[Records with drawing code]
####################

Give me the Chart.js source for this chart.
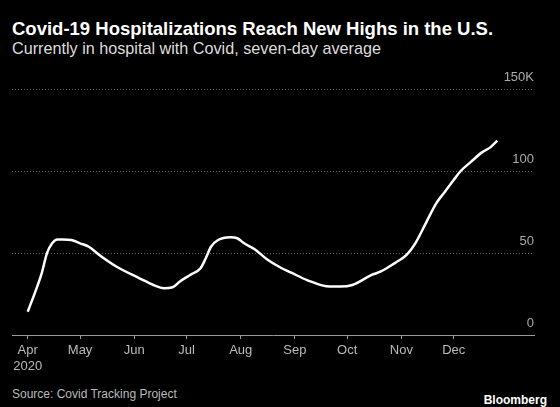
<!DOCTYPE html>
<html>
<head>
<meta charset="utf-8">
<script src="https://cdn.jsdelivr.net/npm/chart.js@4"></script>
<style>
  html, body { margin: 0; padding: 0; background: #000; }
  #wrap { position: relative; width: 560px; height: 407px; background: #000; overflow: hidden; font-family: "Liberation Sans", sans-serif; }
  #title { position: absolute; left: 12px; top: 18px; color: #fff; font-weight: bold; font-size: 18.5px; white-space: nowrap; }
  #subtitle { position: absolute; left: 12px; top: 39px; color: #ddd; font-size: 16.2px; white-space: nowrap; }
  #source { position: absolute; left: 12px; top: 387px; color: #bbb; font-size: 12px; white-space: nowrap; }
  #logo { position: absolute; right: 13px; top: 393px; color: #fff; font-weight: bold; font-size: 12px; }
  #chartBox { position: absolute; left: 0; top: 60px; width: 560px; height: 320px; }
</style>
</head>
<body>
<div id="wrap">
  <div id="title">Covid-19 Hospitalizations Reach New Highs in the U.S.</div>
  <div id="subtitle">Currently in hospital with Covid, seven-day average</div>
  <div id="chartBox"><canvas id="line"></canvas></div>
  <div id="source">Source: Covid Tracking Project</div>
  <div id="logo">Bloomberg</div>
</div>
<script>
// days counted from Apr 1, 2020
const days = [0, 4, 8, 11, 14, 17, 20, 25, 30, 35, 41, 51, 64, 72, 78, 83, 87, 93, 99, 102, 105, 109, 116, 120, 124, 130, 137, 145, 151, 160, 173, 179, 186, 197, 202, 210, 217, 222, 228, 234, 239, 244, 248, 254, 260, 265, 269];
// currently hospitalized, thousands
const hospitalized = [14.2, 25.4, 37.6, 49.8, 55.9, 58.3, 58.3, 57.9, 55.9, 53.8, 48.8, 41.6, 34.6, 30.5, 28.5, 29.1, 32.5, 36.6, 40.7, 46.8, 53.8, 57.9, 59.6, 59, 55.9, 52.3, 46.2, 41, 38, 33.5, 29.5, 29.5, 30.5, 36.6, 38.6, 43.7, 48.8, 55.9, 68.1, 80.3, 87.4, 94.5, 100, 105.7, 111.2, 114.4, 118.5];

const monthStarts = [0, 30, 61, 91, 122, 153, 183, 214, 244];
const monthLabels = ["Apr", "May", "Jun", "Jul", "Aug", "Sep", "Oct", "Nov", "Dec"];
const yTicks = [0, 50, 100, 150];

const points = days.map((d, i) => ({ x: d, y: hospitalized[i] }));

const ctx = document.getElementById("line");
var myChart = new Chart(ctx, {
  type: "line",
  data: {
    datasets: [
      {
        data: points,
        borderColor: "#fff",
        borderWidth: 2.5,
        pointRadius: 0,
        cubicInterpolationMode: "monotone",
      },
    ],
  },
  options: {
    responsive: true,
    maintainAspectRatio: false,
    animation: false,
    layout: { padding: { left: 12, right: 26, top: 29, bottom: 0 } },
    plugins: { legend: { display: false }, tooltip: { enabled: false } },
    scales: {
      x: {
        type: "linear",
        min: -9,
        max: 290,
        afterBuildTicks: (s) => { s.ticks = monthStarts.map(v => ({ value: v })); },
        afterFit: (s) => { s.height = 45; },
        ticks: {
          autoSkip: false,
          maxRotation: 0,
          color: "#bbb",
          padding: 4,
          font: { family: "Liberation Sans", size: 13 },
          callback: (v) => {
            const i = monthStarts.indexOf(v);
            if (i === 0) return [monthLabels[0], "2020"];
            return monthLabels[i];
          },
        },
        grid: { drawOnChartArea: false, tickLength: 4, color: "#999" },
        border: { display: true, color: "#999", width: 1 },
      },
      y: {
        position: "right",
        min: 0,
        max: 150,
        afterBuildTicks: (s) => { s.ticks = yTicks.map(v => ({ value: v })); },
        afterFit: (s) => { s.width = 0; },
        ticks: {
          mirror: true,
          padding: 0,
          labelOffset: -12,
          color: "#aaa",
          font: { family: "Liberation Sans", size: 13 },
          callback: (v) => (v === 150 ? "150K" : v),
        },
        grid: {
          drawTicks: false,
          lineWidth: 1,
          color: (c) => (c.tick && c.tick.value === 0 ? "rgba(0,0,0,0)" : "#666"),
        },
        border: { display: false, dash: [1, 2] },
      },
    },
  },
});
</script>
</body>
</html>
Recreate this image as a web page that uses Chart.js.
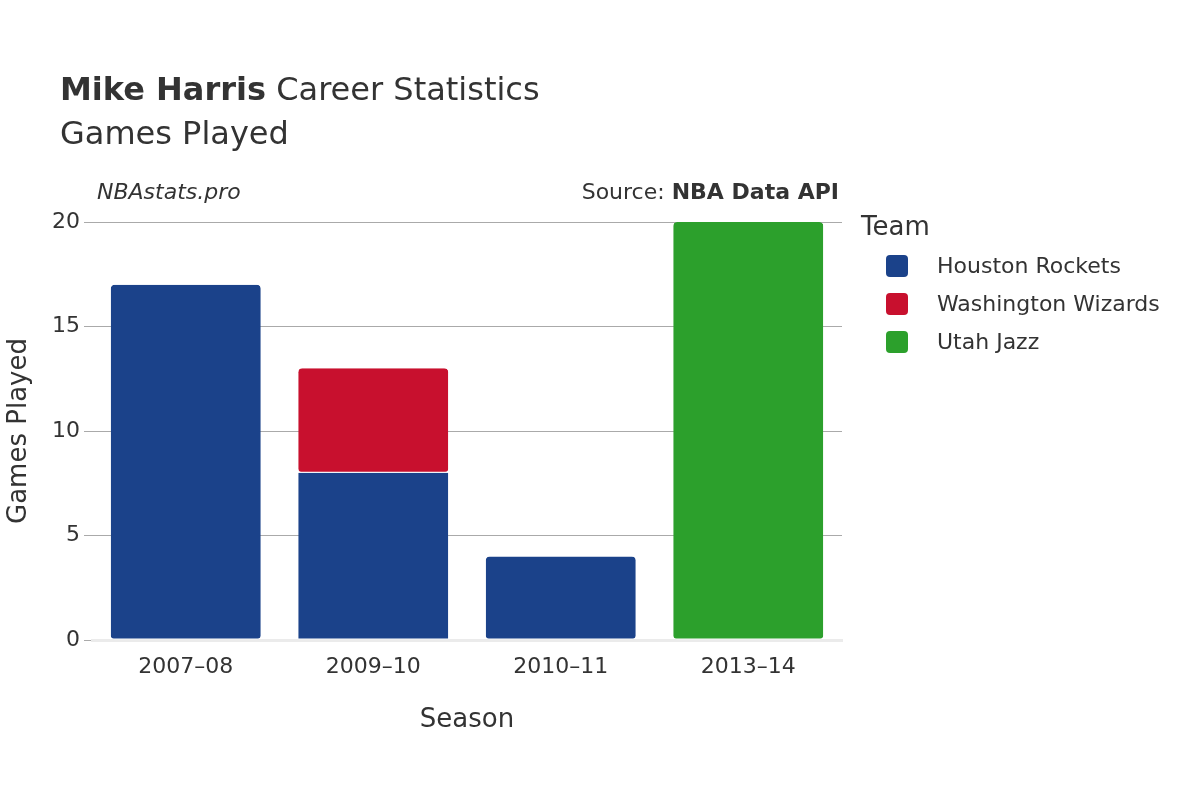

####################

## EXERCISE REQUIREMENTS
Set down the lines of the records above exactly, apart from the pictures.

## FINISHED EXERCISE
Give me the Chart.js source for this chart.
<!DOCTYPE html>
<html>
<head>
<meta charset="utf-8">
<script src="https://cdn.jsdelivr.net/npm/chart.js@4"></script>
<style>
  html, body { margin: 0; padding: 0; background: #000; }
  #wrap { position: relative; width: 560px; height: 407px; background: #000; overflow: hidden; font-family: "Liberation Sans", sans-serif; }
  #title { position: absolute; left: 12px; top: 18px; color: #fff; font-weight: bold; font-size: 18.5px; white-space: nowrap; }
  #subtitle { position: absolute; left: 12px; top: 39px; color: #ddd; font-size: 16.2px; white-space: nowrap; }
  #source { position: absolute; left: 12px; top: 387px; color: #bbb; font-size: 12px; white-space: nowrap; }
  #logo { position: absolute; right: 13px; top: 393px; color: #fff; font-weight: bold; font-size: 12px; }
  #chartBox { position: absolute; left: 0; top: 60px; width: 560px; height: 320px; }
</style>
</head>
<body>
<div id="wrap">
  <div id="title">Covid-19 Hospitalizations Reach New Highs in the U.S.</div>
  <div id="subtitle">Currently in hospital with Covid, seven-day average</div>
  <div id="chartBox"><canvas id="line"></canvas></div>
  <div id="source">Source: Covid Tracking Project</div>
  <div id="logo">Bloomberg</div>
</div>
<script>
// days counted from Apr 1, 2020
const days = [0, 4, 8, 11, 14, 17, 20, 25, 30, 35, 41, 51, 64, 72, 78, 83, 87, 93, 99, 102, 105, 109, 116, 120, 124, 130, 137, 145, 151, 160, 173, 179, 186, 197, 202, 210, 217, 222, 228, 234, 239, 244, 248, 254, 260, 265, 269];
// currently hospitalized, thousands
const hospitalized = [14.2, 25.4, 37.6, 49.8, 55.9, 58.3, 58.3, 57.9, 55.9, 53.8, 48.8, 41.6, 34.6, 30.5, 28.5, 29.1, 32.5, 36.6, 40.7, 46.8, 53.8, 57.9, 59.6, 59, 55.9, 52.3, 46.2, 41, 38, 33.5, 29.5, 29.5, 30.5, 36.6, 38.6, 43.7, 48.8, 55.9, 68.1, 80.3, 87.4, 94.5, 100, 105.7, 111.2, 114.4, 118.5];

const monthStarts = [0, 30, 61, 91, 122, 153, 183, 214, 244];
const monthLabels = ["Apr", "May", "Jun", "Jul", "Aug", "Sep", "Oct", "Nov", "Dec"];
const yTicks = [0, 50, 100, 150];

const points = days.map((d, i) => ({ x: d, y: hospitalized[i] }));

const ctx = document.getElementById("line");
var myChart = new Chart(ctx, {
  type: "line",
  data: {
    datasets: [
      {
        data: points,
        borderColor: "#fff",
        borderWidth: 2.5,
        pointRadius: 0,
        cubicInterpolationMode: "monotone",
      },
    ],
  },
  options: {
    responsive: true,
    maintainAspectRatio: false,
    animation: false,
    layout: { padding: { left: 12, right: 26, top: 29, bottom: 0 } },
    plugins: { legend: { display: false }, tooltip: { enabled: false } },
    scales: {
      x: {
        type: "linear",
        min: -9,
        max: 290,
        afterBuildTicks: (s) => { s.ticks = monthStarts.map(v => ({ value: v })); },
        afterFit: (s) => { s.height = 45; },
        ticks: {
          autoSkip: false,
          maxRotation: 0,
          color: "#bbb",
          padding: 4,
          font: { family: "Liberation Sans", size: 13 },
          callback: (v) => {
            const i = monthStarts.indexOf(v);
            if (i === 0) return [monthLabels[0], "2020"];
            return monthLabels[i];
          },
        },
        grid: { drawOnChartArea: false, tickLength: 4, color: "#999" },
        border: { display: true, color: "#999", width: 1 },
      },
      y: {
        position: "right",
        min: 0,
        max: 150,
        afterBuildTicks: (s) => { s.ticks = yTicks.map(v => ({ value: v })); },
        afterFit: (s) => { s.width = 0; },
        ticks: {
          mirror: true,
          padding: 0,
          labelOffset: -12,
          color: "#aaa",
          font: { family: "Liberation Sans", size: 13 },
          callback: (v) => (v === 150 ? "150K" : v),
        },
        grid: {
          drawTicks: false,
          lineWidth: 1,
          color: (c) => (c.tick && c.tick.value === 0 ? "rgba(0,0,0,0)" : "#666"),
        },
        border: { display: false, dash: [1, 2] },
      },
    },
  },
});
</script>
</body>
</html>
Recreate this image as a web page that uses Chart.js.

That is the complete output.